As a seasonal farmer in upstate New York and Vermont-living hand-to-mouth, but in love with the land and its creatures-Ellyn Gaydos understands the delicate balance between loss and gain. Choosing such work instead of moving to the city with her long-distance boyfriend, Gaydos recognizes her role in cycles bigger than herself. Yearning to be a mother, she recognizes, too, how new life is mirrored in everything that surrounds her: livestock, full moons, endless acres of green that seem to blossom overnight. But there's tragedy on the farms as well: fields gone barren, opioid addiction, and animals meeting their end too soon. While small farms struggle to survive in the face of industrial operations, low wages, and loneliness, Gaydos takes us into a violent and gorgeous world where pigs are turned into star-bright symbols of hope, and beauty surfaces in the furrows, the sow, and the slaughter.
The premise of Ellyn Gaydos’s debut memoir Pig Years may seem unpromising, at least to urbanites. And yet even if you’ve never given farming a thought, Gaydos is a writer of such vigorous eloquence that you’ll find yourself riveted ... The memoir imparts an abiding sense of the gravity of these acts—of raising, tending, and killing animals; of planting, nurturing, and harvesting vegetables—that lends an almost sacred quality to Gaydos’s prose ... Unplotted, the memoir is, like life, peppered with significant, unforeseeable incidents ... Such loveliness: prose style is a kind of magic.
Memoirs about farming tend to slide in one of two directions: the farce or the ode. Neither of those genres is as satisfying as what we have in Ellyn Gaydos’s debut memoir, Pig Years, about her life as a farmhand in New York and Vermont. What this young writer has given us is more of a memento mori, rendering realistic scenes full of vivid and sometimes bizarre detail, always with an acknowledgment — on the surface or just under it — of the inescapable facts that life entails death, and growth, and arises from decay ... Her extended exploration of what it is to nurture life (wild and domesticated, plant and animal) and also end it is one of the most compelling parts of the book ... Occasionally, the writing is overripe and Gaydos’s thoughts seem undigested. We can feel, just behind these pages, the notebooks she filled on hot summer nights after pigs were fed and weeds were pulled. But the overall effect is of access and intimacy; Gaydos lets us into her world, and we follow her to the worthy and unforgiving place where nature and agriculture meet.

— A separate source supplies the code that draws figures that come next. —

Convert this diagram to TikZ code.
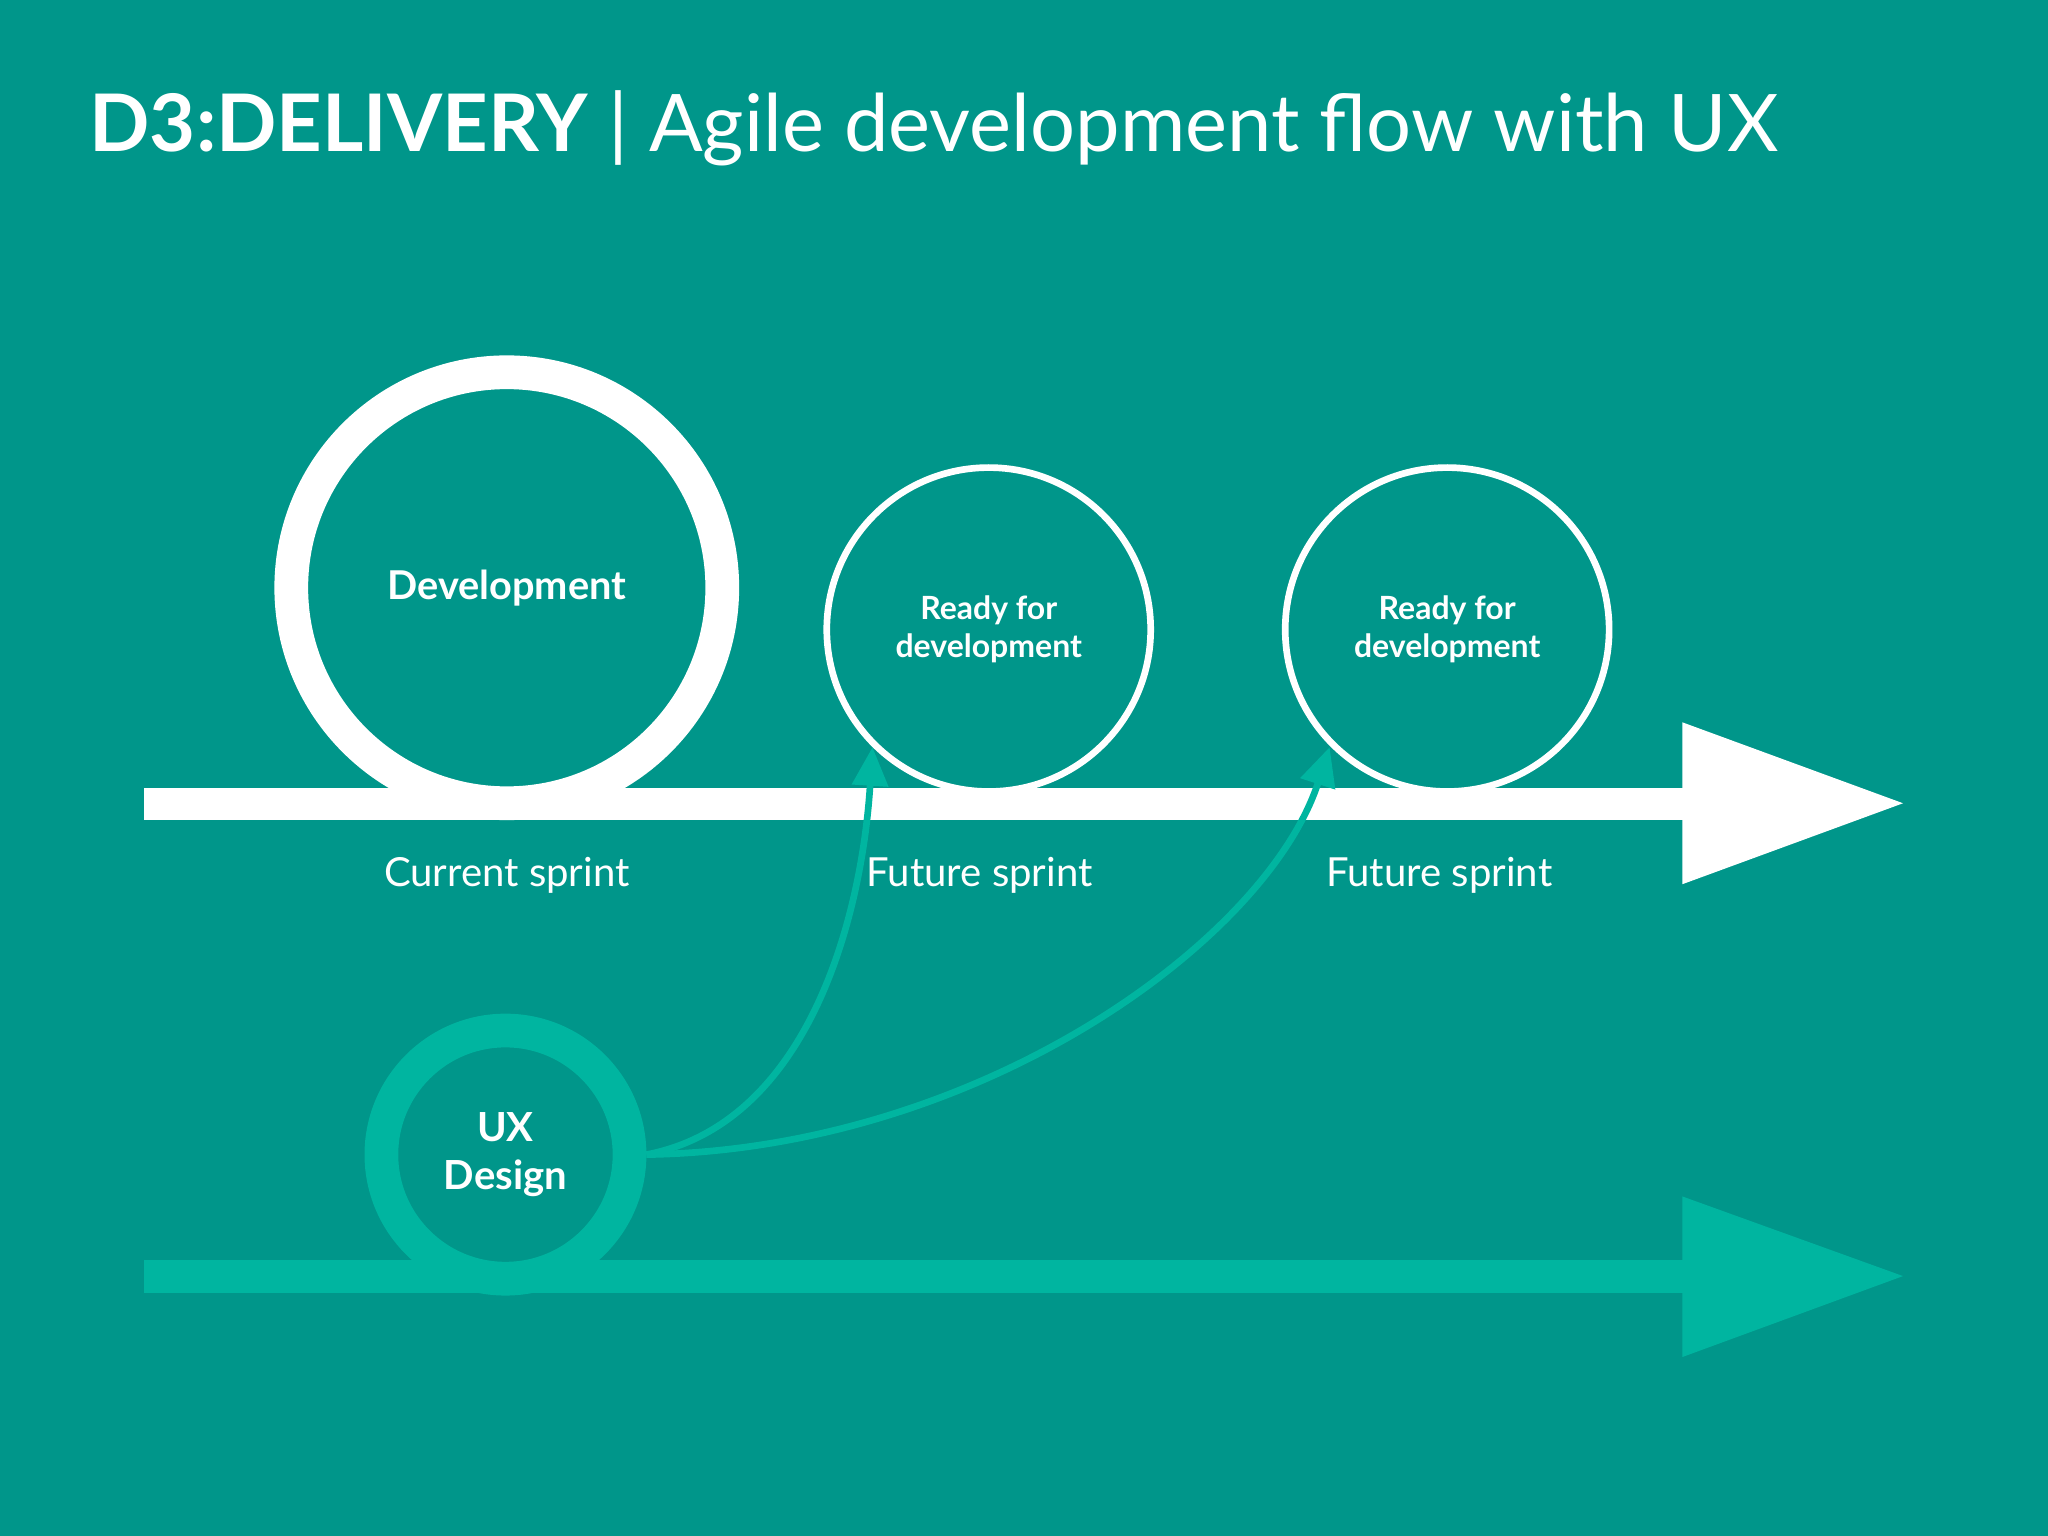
\documentclass[tikz,border=0pt]{standalone}
\usepackage{fontspec}
\setmainfont{Lato}
\usetikzlibrary{arrows.meta}
\definecolor{bg}{HTML}{00968A}
\definecolor{lt}{HTML}{00B5A0}
\begin{document}
\begin{tikzpicture}[x=0.01306cm,y=-0.01306cm,
  lbl/.style={text=white,font=\fontsize{11.4pt}{13pt}\selectfont},
  ring/.style={circle,draw=white,fill=bg,inner sep=0pt},
  curve/.style={draw=lt,line width=1.9pt,-{Triangle[length=11pt,width=10pt]}}]
\fill[bg] (0,0) rectangle (1568,1176);
\useasboundingbox (0,0) rectangle (1568,1176);
\node[anchor=base west,text=white,inner sep=0pt,font=\fontsize{22.6pt}{26pt}\selectfont] (title) at (68,116) {\textbf{D3:DELIVERY} | Agile development flow with UX};
% white timeline
\fill[white] (110,603) rectangle (1290,628);
\fill[white] (1288,553) -- (1457,615) -- (1288,677) -- cycle;
% light timeline
\fill[lt] (110,965) rectangle (1290,990);
\fill[lt] (1288,916) -- (1457,977) -- (1288,1039) -- cycle;
\node[ring,line width=9.6pt,minimum size=330*0.01306cm,text=white,font=\bfseries\fontsize{11.3pt}{13pt}\selectfont] (dev) at (388,450) {Development};
\node[ring,line width=1.9pt,minimum size=248*0.01306cm,text=white,align=center,font=\bfseries\fontsize{9.1pt}{10.8pt}\selectfont] (r1) at (757,482) {Ready for\\development};
\node[ring,line width=1.9pt,minimum size=248*0.01306cm,text=white,align=center,font=\bfseries\fontsize{9.1pt}{10.8pt}\selectfont] (r2) at (1108,482) {Ready for\\development};
\node[circle,draw=lt,fill=bg,inner sep=0pt,line width=9.6pt,minimum size=190*0.01306cm,text=white,align=center,font=\bfseries\fontsize{11.4pt}{13.5pt}\selectfont] (ux) at (387,884) {UX\\Design};
\node[lbl] (c1) at (388,670) {Current sprint};
\node[lbl] (c2) at (750,670) {Future sprint};
\node[lbl] (c3) at (1102,670) {Future sprint};
\coordinate (a1) at (668,572);
\coordinate (a2) at (1018,572);
\draw[curve] (ux.east) .. controls (620,860) and (660,700) .. (a1);
\draw[curve] (ux.east) .. controls (750,880) and (970,720) .. (a2);
\end{tikzpicture}
\end{document}
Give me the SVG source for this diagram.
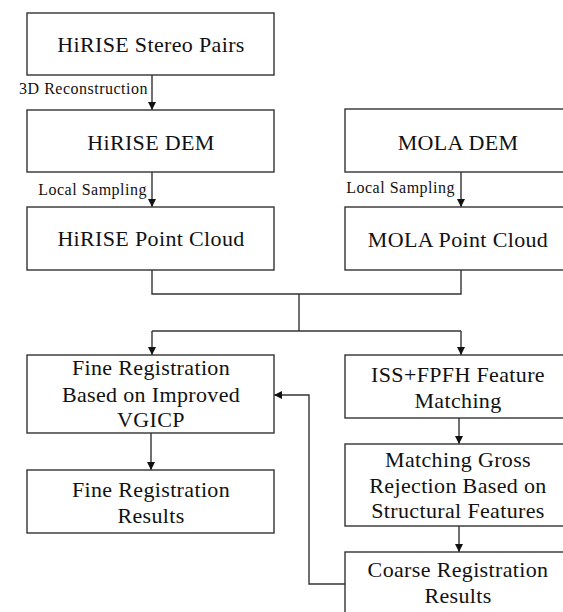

Stunning ... While each year follows the seasons, the book, as a whole, turns slowly from spring to winter. Both the structure and the writing are careful, controlled and exquisite ... Her tone is serious, her prose laced with gorgeous description ... Her writing is evocative but never sentimental ... The possibility of death hums through these chapters ... Pig Years is an unsparing look at a tough way of living. Gaydos is careful to bleed any romance out of the hard, hard work of farming, yet stripped to its essence, its meaning and its importance, she reveals it to be a beautiful thing.